Hans Theys is een twintigste-eeuws filosoof en kunsthistoricus. Hij schreef en ontwierp tientallen boeken over het werk van hedendaagse kunstenaars en publiceerde honderden essays, interviews en recensies in boeken, catalogi en tijdschriften. Al deze publicaties zijn gebaseerd op samenwerkingen of gesprekken met de kunstenaars in kwestie.

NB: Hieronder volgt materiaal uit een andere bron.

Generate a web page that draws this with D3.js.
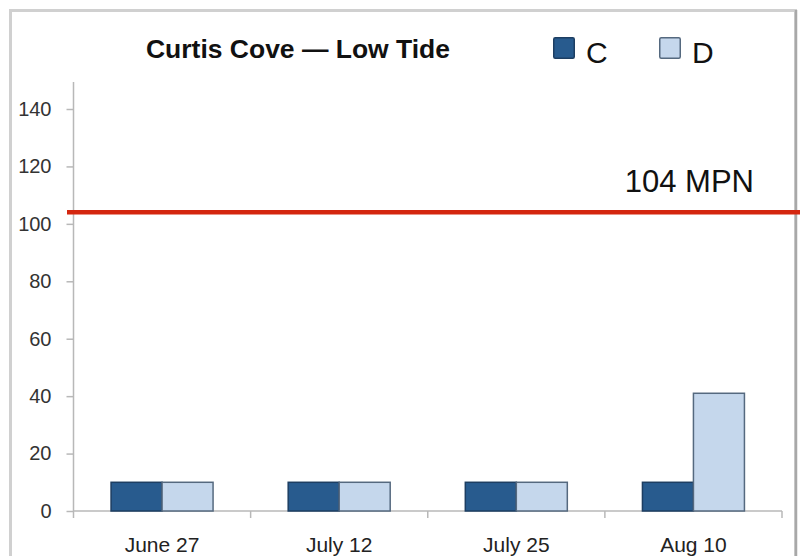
<!DOCTYPE html>
<html>
<head>
<meta charset="utf-8">
<script src="https://cdn.jsdelivr.net/npm/d3@7"></script>
<style>
  body { margin: 0; background: #fff; }
  svg { display: block; }
</style>
</head>
<body>
<script>
const dates = ["June 27", "July 12", "July 25", "Aug 10"];
const seriesNames = ["C", "D"];
const valuesC = [10, 10, 10, 10];
const valuesD = [10, 10, 10, 41];
const yTicks = [0, 20, 40, 60, 80, 100, 120, 140];
const threshold = 104;
const thresholdLabel = "104 MPN";
const title = "Curtis Cove \u2014 Low Tide";

const W = 800, H = 556;
const plot = { left: 73.5, right: 782, top: 82, bottom: 511 };

const fills = { C: "#285b8e", D: "#c5d7ec" };
const strokes = { C: "#1d3e62", D: "#55697f" };

const svg = d3.select("body").append("svg")
  .attr("width", W)
  .attr("height", H);

// chart frame
svg.append("rect")
  .attr("x", 10.5).attr("y", 10.5)
  .attr("width", 785).attr("height", 600)
  .attr("fill", "none")
  .attr("stroke", "#d0d0d0")
  .attr("stroke-width", 3);
svg.append("line")
  .attr("x1", 796).attr("x2", 796).attr("y1", 10).attr("y2", H)
  .attr("stroke", "#a8a8a8").attr("stroke-width", 2.5);

const x = d3.scaleBand()
  .domain(dates)
  .range([plot.left, plot.right]);

const groupW = 102;
const x1 = d3.scaleBand()
  .domain(seriesNames)
  .range([0, groupW]);

const y = d3.scaleLinear()
  .domain([0, 140])
  .range([plot.bottom, 109]);

// y axis
const yAxis = svg.append("g")
  .attr("transform", `translate(${plot.left},0)`)
  .call(d3.axisLeft(y).tickValues(yTicks).tickSize(7).tickPadding(15));
yAxis.select(".domain").remove();
yAxis.selectAll(".tick line").attr("stroke", "#b8b8b8").attr("stroke-width", 1.5);
yAxis.selectAll(".tick text")
  .attr("fill", "#333")
  .style("font-family", "'Liberation Sans', Arial, sans-serif")
  .style("font-size", "20px");
svg.append("line")
  .attr("x1", plot.left).attr("x2", plot.left)
  .attr("y1", plot.top).attr("y2", plot.bottom)
  .attr("stroke", "#b8b8b8").attr("stroke-width", 1.5);

// x axis line + boundary ticks
svg.append("line")
  .attr("x1", plot.left).attr("x2", plot.right)
  .attr("y1", plot.bottom).attr("y2", plot.bottom)
  .attr("stroke", "#b8b8b8").attr("stroke-width", 1.5);
const bounds = dates.map(d => x(d)).concat([x(dates[dates.length - 1]) + x.bandwidth()]);
svg.selectAll(".xtick")
  .data(bounds)
  .enter().append("line")
  .attr("x1", d => d).attr("x2", d => d)
  .attr("y1", plot.bottom).attr("y2", plot.bottom + 7)
  .attr("stroke", "#b8b8b8").attr("stroke-width", 1.5);

svg.selectAll(".xlabel")
  .data(dates)
  .enter().append("text")
  .attr("x", d => x(d) + x.bandwidth() / 2)
  .attr("y", 552)
  .attr("text-anchor", "middle")
  .attr("fill", "#222")
  .style("font-family", "'Liberation Sans', Arial, sans-serif")
  .style("font-size", "21px")
  .text(d => d);

// bars
const rows = dates.map((d, i) => ({ date: d, C: valuesC[i], D: valuesD[i] }));
const groups = svg.selectAll(".grp")
  .data(rows)
  .enter().append("g")
  .attr("transform", d => `translate(${x(d.date) + (x.bandwidth() - groupW) / 2},0)`);

groups.selectAll("rect")
  .data(d => seriesNames.map(k => ({ key: k, value: d[k] })))
  .enter().append("rect")
  .attr("x", d => x1(d.key))
  .attr("y", d => y(d.value))
  .attr("width", x1.bandwidth())
  .attr("height", d => y(0) - y(d.value))
  .attr("fill", d => fills[d.key])
  .attr("stroke", d => strokes[d.key])
  .attr("stroke-width", 1.5);

// threshold line
svg.append("line")
  .attr("x1", 67).attr("x2", W)
  .attr("y1", y(threshold)).attr("y2", y(threshold))
  .attr("stroke", "#d4260f")
  .attr("stroke-width", 4.5);
svg.append("text")
  .attr("x", 754).attr("y", 192)
  .attr("text-anchor", "end")
  .attr("fill", "#111")
  .style("font-family", "'Liberation Sans', Arial, sans-serif")
  .style("font-size", "31px")
  .text(thresholdLabel);

// title
svg.append("text")
  .attr("x", 146).attr("y", 58)
  .attr("textLength", 304)
  .attr("lengthAdjust", "spacingAndGlyphs")
  .attr("fill", "#111")
  .style("font-family", "'Liberation Sans Narrow', 'Liberation Sans', Arial, sans-serif")
  .style("font-weight", "bold")
  .style("font-size", "26px")
  .text(title);

// legend
const legendX = { C: 553, D: 659 };
const legend = svg.selectAll(".leg")
  .data(seriesNames)
  .enter().append("g")
  .attr("transform", d => `translate(${legendX[d]},37)`);
legend.append("rect")
  .attr("x", 0.75).attr("y", 0.75)
  .attr("width", 20.5).attr("height", 20.5)
  .attr("rx", 1.5)
  .attr("fill", d => fills[d])
  .attr("stroke", d => strokes[d])
  .attr("stroke-width", 1.5);
legend.append("text")
  .attr("x", 33).attr("y", 26)
  .attr("fill", "#111")
  .style("font-family", "'Liberation Sans Narrow', 'Liberation Sans', Arial, sans-serif")
  .style("font-size", "30px")
  .text(d => d);
</script>
</body>
</html>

Dit platform werd samengesteld door Evi Bert (M HKA / Centrum Kunstarchieven Vlaanderen). Het kwam tot stand in samenwerking met de Koninklijke Academie voor Schone Kunsten in Antwerpen (Onderzoeksgroep ArchiVolt), M HKA, Antwerpen en Koen Van der Auwera. Met dank aan Idris Sevenans (HOR) en Marc Ruyters (Hart Magazine).

Panamarenko

(c)image: M HKA
Meganeudon, 1973
Multipel , 15.3 x 36 x 12.5 cm
fiberglas, hout, plexi, ijzer, motor

Vanaf het begin van de jaren 70 probeert Panamarenko het trilmechanisme van insectenvleugels te vertalen naar lichte vliegtoestellen met pedaalaandrijving. Flappende vleugels zouden volgens Panamarenko wel eens de meest efficiënte vorm van vliegen op mensenkracht kunnen zijn. Maar hoewel de kloppende vleugel er op het eerste gezicht eenvoudig uit ziet, is hij veel complexer dan de vaste vleugel of de helikopter. Omdat bij mensen een natuurlijk mechanisme ontbreekt, moeten we dit volgens Panamarenko opvangen door een zelfgemaakte constructie die onze sterk ontwikkelde beenspieren gebruikt. De verschillende Meganeudons en Umbilly’s gaan steeds uit van dezelfde basisgedachte: tussen de aandrijving en de vleugels zit een veer die het typisch trillen van insectenvleugels voortbrengt. Omdat beide vleugels met de veer verbonden zijn, houden ze elkaar in evenwicht en wordt elke vleugelslag automatisch gevolgd door een verende terugslag.

Ik dacht dat fladderende vleugels een grotere hoek konden maken en dus meer lucht konden verplaatsen. Omdat de twee vleugels door middel van een veer aan elkaar verbonden zijn, houden ze elkaar in balans. De vleugels, die eruitzien als een membraan, klappen open als een veer. De lucht die erin valt, wordt vervolgens weer weggeduwd door de verende terugslag van de vleugel. Dat is een heel efficiënte manier van vliegen, maar natuurlijk ook veel gecompliceerder…”. (Panamarenko)

Om de theoretische mogelijkheid aan te tonen van een vliegmechanisme dat met zeer wijde, fladderende vleugels zware massa’s kan optillen, beroept Panamarenko zich op het bestaan van een voorhistorische waterjuffer, ‘Meganeudon’ genaamd. Die beschikt over de enorme vleugelwijdte van 1.5 m. In de wetenschappelijke naslagwerken vindt men de ‘Meganeudon’ echter nergens terug; wel de Meganeuron, die gesitueerd wordt in het fossiele tijdperk van de Carboon. Het betreft een 280 tot 230 miljoen jaar oude voorloper van onze hedendaagse libellen. Panamarenko: “Ik heb van die ‘r’ een ‘d’ gemaakt ja, dat klinkt zo wat meer dinosaurusachtig!’. Het verdraaien van objectieve gegevens om ze in een nieuw verband te integreren, behoort tot de kenmerken van de happenings en de fluxus.